Instructions to follow ▸
From the listing below, extract every line in which the word "page" appears.

= = = =

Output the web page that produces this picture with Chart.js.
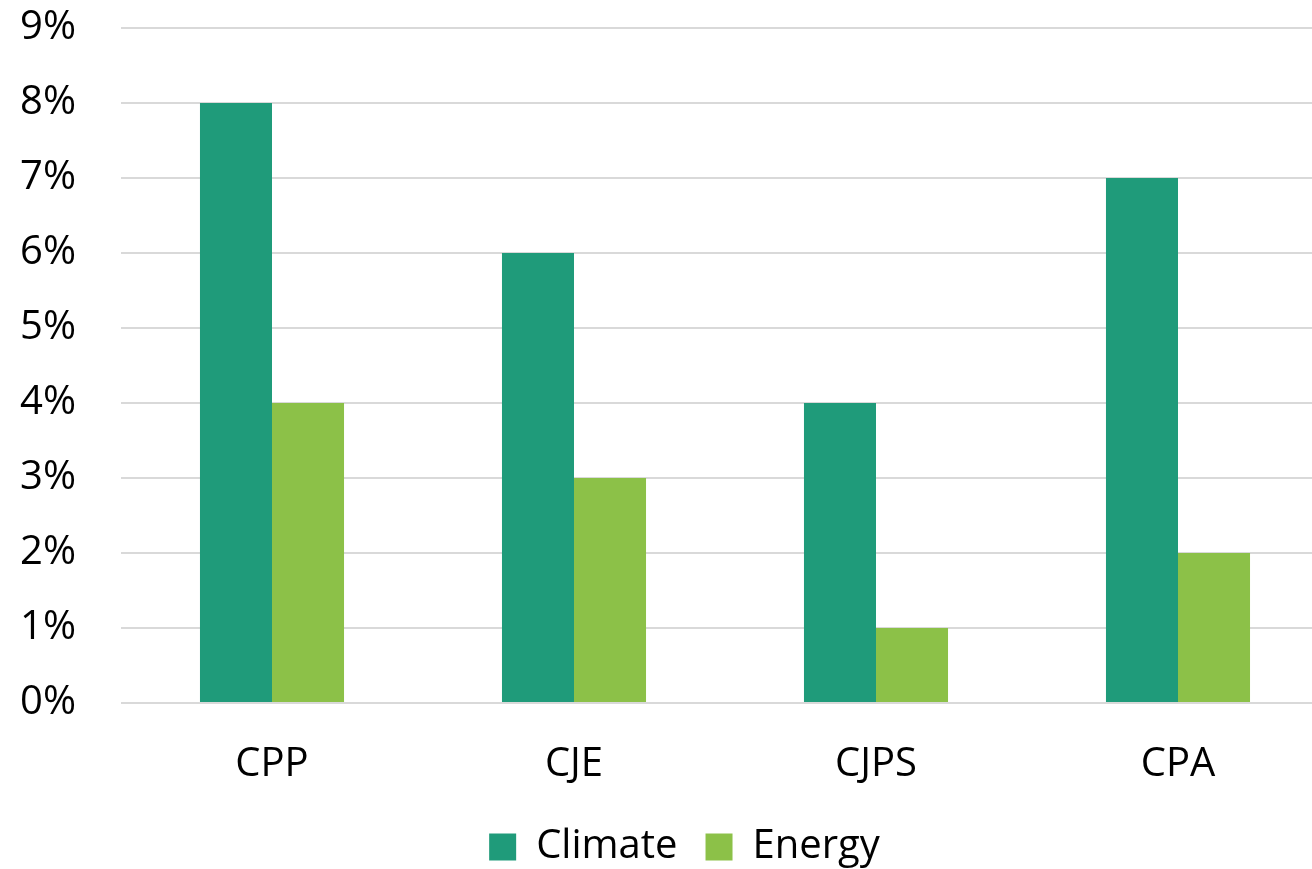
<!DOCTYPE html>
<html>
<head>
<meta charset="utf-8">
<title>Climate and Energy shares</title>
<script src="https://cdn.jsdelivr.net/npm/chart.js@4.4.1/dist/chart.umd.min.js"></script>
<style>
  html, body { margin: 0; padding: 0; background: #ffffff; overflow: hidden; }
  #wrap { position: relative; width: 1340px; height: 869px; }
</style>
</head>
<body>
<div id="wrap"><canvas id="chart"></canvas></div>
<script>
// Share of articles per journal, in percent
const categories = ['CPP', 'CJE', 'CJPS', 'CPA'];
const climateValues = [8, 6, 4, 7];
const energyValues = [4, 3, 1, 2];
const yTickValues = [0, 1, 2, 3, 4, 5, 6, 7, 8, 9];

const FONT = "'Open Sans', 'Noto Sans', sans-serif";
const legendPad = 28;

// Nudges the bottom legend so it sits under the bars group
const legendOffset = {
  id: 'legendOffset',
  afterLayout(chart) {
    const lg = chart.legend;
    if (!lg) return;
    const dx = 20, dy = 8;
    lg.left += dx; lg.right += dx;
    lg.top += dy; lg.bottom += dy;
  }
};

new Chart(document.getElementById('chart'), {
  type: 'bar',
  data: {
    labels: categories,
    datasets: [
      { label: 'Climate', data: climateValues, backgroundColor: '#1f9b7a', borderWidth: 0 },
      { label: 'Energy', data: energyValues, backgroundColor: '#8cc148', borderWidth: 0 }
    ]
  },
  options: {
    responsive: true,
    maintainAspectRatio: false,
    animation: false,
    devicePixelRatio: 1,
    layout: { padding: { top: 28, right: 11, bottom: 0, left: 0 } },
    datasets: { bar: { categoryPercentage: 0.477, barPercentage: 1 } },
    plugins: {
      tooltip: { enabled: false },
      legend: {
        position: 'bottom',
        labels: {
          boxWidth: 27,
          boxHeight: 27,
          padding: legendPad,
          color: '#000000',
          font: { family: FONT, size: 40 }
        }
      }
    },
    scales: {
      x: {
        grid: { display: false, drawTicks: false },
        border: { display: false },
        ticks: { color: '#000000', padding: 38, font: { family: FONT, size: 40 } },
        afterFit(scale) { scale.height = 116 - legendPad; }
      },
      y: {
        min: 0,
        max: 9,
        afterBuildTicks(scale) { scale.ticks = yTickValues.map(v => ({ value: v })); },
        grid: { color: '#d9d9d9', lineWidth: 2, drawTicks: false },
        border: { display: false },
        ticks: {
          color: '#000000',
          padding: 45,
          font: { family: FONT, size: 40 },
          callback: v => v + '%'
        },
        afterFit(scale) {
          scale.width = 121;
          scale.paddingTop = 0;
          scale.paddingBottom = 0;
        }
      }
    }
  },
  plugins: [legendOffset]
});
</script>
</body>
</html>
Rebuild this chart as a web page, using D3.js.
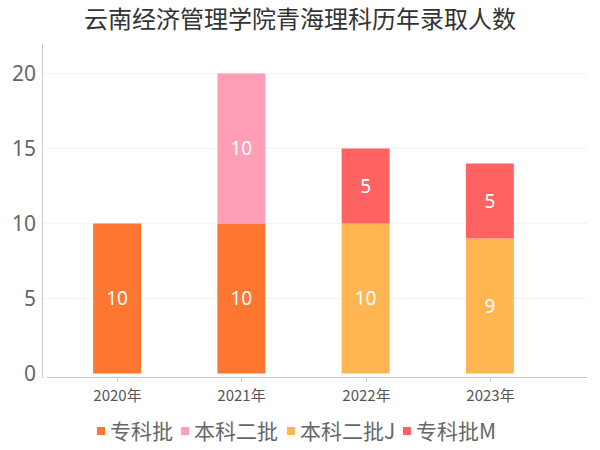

= = = =

Exercise result ▸
Output the web page that produces this picture with Chart.js.
Rebuild this chart as a web page, using D3.js.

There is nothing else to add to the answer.